Write the lines out again, from the top of the material to the line containing "at (499, 177);", pictures excluded.
— begin DATA PROVIDED —
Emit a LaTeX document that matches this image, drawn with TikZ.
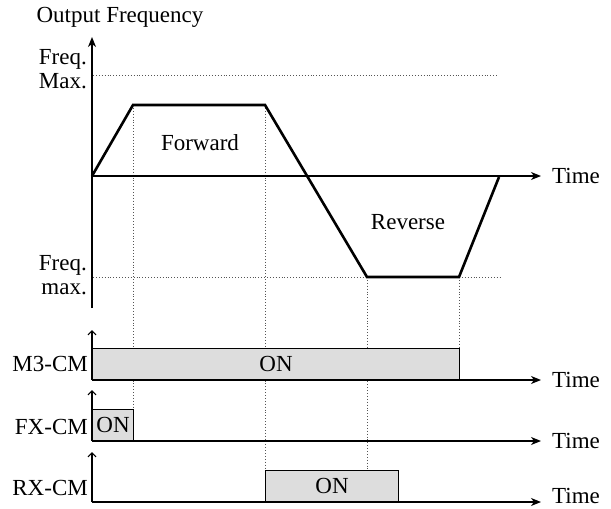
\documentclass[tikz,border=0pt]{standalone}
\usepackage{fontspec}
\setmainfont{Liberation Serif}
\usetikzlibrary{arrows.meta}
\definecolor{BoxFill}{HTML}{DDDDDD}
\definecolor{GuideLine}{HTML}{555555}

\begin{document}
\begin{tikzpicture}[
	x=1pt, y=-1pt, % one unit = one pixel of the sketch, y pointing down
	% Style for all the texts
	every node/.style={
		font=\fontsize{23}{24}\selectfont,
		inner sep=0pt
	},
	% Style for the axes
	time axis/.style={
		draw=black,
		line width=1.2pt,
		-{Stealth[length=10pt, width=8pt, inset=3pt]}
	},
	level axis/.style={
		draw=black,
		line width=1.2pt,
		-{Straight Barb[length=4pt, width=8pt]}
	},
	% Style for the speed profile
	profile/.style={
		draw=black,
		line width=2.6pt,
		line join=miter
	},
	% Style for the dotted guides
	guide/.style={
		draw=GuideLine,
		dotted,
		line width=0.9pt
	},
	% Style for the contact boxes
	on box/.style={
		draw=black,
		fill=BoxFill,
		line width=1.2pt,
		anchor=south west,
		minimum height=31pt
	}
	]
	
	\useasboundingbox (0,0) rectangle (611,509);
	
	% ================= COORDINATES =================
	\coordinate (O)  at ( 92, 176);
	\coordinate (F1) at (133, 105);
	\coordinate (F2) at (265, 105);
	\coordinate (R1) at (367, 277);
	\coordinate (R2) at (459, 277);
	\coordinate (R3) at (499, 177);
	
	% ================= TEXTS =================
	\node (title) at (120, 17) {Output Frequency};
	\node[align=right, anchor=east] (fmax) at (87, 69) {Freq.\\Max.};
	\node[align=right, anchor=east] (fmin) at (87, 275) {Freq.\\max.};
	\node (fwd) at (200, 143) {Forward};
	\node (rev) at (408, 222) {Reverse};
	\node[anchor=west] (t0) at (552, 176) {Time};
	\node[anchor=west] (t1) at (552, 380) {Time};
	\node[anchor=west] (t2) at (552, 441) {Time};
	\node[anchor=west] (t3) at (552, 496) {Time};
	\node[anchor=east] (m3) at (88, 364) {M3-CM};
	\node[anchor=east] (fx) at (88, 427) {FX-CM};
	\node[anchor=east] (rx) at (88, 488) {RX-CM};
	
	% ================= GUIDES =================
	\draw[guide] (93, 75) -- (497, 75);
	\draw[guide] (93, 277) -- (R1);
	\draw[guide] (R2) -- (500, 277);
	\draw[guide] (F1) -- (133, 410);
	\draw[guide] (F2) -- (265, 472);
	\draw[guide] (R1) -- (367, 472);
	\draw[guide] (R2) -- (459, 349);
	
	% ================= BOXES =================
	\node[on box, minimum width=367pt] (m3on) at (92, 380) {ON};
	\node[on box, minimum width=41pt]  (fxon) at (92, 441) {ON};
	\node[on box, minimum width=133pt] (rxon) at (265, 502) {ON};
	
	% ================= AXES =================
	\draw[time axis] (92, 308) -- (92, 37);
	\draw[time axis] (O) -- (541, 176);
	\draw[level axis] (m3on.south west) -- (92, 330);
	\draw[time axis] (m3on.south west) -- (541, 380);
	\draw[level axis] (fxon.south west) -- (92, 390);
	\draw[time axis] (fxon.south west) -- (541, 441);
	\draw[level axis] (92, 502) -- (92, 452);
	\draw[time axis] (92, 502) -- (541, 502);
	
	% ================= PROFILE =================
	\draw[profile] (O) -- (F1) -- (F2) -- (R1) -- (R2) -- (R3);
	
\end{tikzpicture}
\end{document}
— end DATA PROVIDED —
● **EXERCISE RESPONSE**:
Emit a LaTeX document that matches this image, drawn with TikZ.
\documentclass[tikz,border=0pt]{standalone}
\usepackage{fontspec}
\setmainfont{Liberation Serif}
\usetikzlibrary{arrows.meta}
\definecolor{BoxFill}{HTML}{DDDDDD}
\definecolor{GuideLine}{HTML}{555555}

\begin{document}
\begin{tikzpicture}[
	x=1pt, y=-1pt, % one unit = one pixel of the sketch, y pointing down
	% Style for all the texts
	every node/.style={
		font=\fontsize{23}{24}\selectfont,
		inner sep=0pt
	},
	% Style for the axes
	time axis/.style={
		draw=black,
		line width=1.2pt,
		-{Stealth[length=10pt, width=8pt, inset=3pt]}
	},
	level axis/.style={
		draw=black,
		line width=1.2pt,
		-{Straight Barb[length=4pt, width=8pt]}
	},
	% Style for the speed profile
	profile/.style={
		draw=black,
		line width=2.6pt,
		line join=miter
	},
	% Style for the dotted guides
	guide/.style={
		draw=GuideLine,
		dotted,
		line width=0.9pt
	},
	% Style for the contact boxes
	on box/.style={
		draw=black,
		fill=BoxFill,
		line width=1.2pt,
		anchor=south west,
		minimum height=31pt
	}
	]
	
	\useasboundingbox (0,0) rectangle (611,509);
	
	% ================= COORDINATES =================
	\coordinate (O)  at ( 92, 176);
	\coordinate (F1) at (133, 105);
	\coordinate (F2) at (265, 105);
	\coordinate (R1) at (367, 277);
	\coordinate (R2) at (459, 277);
	\coordinate (R3) at (499, 177);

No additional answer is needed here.